## [Problem]
Only the lines from the start of the data through the line with "ax = fig.add_axes([0.333, 0.104, 0.666, 0.865])" belong in the copy. Restate them word for word, minus the pictures.

## [Input rows]
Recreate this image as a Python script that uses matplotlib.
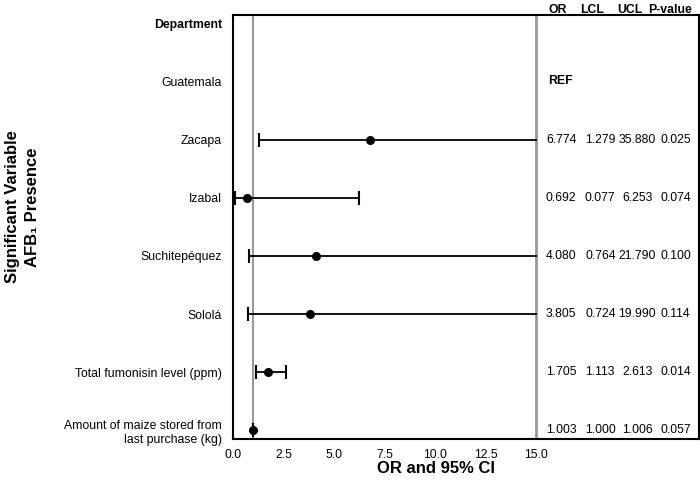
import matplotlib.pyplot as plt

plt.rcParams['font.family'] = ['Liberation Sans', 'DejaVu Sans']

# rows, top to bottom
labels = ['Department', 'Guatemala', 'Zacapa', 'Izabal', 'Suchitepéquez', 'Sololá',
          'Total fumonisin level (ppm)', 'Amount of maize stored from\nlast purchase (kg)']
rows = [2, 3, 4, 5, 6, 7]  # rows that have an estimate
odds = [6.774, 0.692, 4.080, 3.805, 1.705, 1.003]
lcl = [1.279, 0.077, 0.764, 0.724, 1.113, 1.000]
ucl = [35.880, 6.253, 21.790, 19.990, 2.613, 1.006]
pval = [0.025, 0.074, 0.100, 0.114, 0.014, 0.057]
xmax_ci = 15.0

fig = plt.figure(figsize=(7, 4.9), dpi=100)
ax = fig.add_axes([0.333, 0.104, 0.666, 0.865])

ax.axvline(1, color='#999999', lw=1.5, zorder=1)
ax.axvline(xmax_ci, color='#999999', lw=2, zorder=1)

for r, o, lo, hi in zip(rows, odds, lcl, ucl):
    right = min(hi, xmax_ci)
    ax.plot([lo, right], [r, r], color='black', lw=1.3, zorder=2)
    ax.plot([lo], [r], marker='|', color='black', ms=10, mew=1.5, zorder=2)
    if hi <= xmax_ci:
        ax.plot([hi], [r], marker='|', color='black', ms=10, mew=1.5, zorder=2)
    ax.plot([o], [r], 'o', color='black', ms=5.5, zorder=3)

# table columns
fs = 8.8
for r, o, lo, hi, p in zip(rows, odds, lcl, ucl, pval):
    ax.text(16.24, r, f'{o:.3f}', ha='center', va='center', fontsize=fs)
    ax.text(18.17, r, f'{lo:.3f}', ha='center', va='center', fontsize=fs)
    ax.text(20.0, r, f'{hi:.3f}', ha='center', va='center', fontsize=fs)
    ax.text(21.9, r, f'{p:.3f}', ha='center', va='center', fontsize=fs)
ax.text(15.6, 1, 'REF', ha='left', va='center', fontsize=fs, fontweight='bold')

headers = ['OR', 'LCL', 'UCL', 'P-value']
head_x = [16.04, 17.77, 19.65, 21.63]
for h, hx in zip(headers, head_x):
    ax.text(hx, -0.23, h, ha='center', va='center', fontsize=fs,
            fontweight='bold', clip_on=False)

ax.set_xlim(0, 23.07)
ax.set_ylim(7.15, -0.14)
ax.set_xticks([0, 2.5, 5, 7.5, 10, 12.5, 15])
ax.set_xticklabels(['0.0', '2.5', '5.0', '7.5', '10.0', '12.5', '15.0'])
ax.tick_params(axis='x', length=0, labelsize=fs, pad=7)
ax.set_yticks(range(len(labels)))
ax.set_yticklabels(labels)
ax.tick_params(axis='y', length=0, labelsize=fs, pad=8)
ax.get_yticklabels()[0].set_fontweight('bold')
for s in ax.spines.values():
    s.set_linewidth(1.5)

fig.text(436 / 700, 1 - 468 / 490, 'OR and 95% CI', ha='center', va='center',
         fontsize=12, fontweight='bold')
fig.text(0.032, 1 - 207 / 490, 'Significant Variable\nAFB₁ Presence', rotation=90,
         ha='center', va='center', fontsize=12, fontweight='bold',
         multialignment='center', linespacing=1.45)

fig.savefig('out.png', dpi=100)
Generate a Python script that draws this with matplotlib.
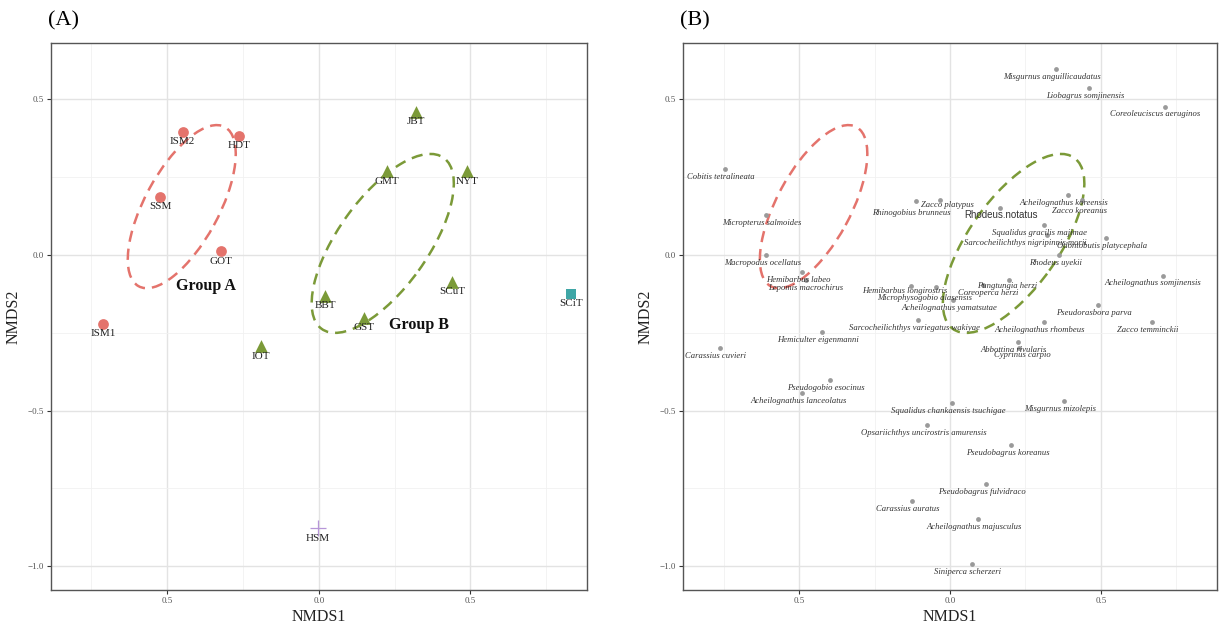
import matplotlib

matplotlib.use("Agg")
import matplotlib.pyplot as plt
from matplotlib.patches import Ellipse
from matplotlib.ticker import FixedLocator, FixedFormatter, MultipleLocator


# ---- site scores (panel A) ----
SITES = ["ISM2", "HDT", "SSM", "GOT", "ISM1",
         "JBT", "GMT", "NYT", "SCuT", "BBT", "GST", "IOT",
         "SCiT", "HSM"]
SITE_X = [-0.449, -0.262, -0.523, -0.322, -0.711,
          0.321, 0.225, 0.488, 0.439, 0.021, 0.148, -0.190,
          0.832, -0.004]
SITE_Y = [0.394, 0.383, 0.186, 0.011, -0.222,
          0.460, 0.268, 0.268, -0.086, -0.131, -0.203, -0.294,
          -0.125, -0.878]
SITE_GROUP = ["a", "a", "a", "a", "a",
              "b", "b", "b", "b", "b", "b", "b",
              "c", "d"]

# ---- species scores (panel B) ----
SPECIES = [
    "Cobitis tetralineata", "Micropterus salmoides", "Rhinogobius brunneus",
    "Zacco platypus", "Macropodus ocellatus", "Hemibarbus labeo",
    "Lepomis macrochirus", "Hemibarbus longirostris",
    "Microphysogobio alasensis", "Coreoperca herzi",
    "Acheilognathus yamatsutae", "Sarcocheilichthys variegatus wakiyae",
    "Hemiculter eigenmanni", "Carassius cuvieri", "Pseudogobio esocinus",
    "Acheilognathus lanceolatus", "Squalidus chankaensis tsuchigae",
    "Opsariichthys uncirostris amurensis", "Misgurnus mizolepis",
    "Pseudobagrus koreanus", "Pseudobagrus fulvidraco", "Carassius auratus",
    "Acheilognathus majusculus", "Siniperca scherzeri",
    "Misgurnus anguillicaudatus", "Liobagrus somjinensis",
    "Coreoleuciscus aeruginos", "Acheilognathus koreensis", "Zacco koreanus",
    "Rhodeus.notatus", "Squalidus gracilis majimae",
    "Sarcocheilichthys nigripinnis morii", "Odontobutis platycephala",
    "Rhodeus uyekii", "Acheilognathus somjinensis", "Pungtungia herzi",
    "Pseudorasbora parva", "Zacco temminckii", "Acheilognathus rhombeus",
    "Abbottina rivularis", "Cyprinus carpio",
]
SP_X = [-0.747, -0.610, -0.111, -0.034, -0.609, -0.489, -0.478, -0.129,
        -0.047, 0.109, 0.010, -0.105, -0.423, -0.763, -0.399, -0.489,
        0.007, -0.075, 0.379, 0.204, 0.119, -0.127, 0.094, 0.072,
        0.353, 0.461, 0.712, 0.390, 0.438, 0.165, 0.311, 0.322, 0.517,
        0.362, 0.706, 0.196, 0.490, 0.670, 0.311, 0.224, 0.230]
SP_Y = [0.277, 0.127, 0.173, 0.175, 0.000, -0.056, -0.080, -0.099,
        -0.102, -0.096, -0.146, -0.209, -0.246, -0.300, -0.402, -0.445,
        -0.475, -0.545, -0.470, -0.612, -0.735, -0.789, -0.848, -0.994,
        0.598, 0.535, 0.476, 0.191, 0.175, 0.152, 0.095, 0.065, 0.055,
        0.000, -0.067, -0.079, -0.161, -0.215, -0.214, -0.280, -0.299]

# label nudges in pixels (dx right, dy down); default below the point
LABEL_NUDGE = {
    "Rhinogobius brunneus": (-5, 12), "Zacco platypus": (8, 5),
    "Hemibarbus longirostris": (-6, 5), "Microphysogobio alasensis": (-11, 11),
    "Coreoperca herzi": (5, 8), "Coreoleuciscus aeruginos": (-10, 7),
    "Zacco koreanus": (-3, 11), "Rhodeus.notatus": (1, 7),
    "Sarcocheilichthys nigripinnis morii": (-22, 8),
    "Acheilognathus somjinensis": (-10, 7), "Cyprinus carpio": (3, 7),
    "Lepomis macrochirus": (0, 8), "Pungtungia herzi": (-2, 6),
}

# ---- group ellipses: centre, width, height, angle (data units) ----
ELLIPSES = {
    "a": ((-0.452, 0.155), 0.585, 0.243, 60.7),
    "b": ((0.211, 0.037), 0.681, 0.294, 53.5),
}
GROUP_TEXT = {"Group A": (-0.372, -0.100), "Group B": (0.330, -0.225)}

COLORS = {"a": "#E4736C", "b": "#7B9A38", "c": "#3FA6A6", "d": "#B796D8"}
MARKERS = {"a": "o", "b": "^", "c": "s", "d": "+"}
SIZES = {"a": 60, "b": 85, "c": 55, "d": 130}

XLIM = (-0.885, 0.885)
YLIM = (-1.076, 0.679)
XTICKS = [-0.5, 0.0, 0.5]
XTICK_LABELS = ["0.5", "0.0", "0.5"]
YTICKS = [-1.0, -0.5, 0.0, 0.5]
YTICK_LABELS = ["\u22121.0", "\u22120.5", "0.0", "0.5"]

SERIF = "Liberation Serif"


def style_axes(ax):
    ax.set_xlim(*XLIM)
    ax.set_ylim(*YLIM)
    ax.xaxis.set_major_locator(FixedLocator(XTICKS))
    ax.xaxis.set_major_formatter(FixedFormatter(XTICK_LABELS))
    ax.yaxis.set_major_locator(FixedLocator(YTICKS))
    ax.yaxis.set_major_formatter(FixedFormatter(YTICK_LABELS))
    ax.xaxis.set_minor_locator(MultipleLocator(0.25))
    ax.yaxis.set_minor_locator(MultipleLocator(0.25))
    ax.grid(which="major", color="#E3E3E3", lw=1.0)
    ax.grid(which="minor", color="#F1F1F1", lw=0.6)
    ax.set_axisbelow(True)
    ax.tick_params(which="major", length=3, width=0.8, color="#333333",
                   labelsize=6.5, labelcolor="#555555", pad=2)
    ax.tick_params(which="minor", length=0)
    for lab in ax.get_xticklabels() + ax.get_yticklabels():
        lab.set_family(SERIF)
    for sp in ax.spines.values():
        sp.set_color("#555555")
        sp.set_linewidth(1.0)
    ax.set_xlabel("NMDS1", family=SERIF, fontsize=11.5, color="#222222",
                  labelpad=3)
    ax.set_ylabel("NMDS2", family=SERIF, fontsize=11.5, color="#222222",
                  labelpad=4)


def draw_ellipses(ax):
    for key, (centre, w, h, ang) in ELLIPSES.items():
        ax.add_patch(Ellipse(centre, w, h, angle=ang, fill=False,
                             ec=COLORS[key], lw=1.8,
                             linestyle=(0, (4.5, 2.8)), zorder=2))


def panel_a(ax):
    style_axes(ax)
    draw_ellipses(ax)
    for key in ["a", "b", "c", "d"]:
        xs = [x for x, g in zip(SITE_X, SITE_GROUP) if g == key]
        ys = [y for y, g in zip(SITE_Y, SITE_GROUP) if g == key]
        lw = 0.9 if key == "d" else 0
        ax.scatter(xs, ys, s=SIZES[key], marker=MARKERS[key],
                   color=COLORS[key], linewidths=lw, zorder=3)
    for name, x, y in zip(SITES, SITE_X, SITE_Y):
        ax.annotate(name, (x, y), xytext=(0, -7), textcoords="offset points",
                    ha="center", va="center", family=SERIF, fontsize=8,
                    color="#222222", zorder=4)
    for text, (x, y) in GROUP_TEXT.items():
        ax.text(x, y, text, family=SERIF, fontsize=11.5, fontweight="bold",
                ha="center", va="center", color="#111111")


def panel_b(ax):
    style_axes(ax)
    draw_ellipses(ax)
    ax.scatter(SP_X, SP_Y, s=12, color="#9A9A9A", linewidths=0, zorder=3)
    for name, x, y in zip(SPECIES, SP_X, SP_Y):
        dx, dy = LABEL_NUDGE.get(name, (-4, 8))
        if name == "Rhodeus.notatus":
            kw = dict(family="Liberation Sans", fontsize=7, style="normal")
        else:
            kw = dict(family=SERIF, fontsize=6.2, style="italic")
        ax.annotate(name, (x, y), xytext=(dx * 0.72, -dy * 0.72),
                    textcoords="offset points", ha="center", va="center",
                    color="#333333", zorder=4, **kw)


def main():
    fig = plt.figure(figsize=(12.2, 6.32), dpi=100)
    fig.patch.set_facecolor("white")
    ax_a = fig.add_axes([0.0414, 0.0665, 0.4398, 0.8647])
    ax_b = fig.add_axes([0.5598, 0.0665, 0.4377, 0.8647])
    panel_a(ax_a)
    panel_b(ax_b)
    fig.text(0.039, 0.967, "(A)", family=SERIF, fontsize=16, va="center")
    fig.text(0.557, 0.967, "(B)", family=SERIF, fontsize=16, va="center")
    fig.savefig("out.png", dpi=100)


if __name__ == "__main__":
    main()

## [Response to this exercise]
Recreate this image as a Python script that uses matplotlib.
import matplotlib.pyplot as plt

plt.rcParams['font.family'] = ['Liberation Sans', 'DejaVu Sans']

# rows, top to bottom
labels = ['Department', 'Guatemala', 'Zacapa', 'Izabal', 'Suchitepéquez', 'Sololá',
          'Total fumonisin level (ppm)', 'Amount of maize stored from\nlast purchase (kg)']
rows = [2, 3, 4, 5, 6, 7]  # rows that have an estimate
odds = [6.774, 0.692, 4.080, 3.805, 1.705, 1.003]
lcl = [1.279, 0.077, 0.764, 0.724, 1.113, 1.000]
ucl = [35.880, 6.253, 21.790, 19.990, 2.613, 1.006]
pval = [0.025, 0.074, 0.100, 0.114, 0.014, 0.057]
xmax_ci = 15.0

fig = plt.figure(figsize=(7, 4.9), dpi=100)
ax = fig.add_axes([0.333, 0.104, 0.666, 0.865])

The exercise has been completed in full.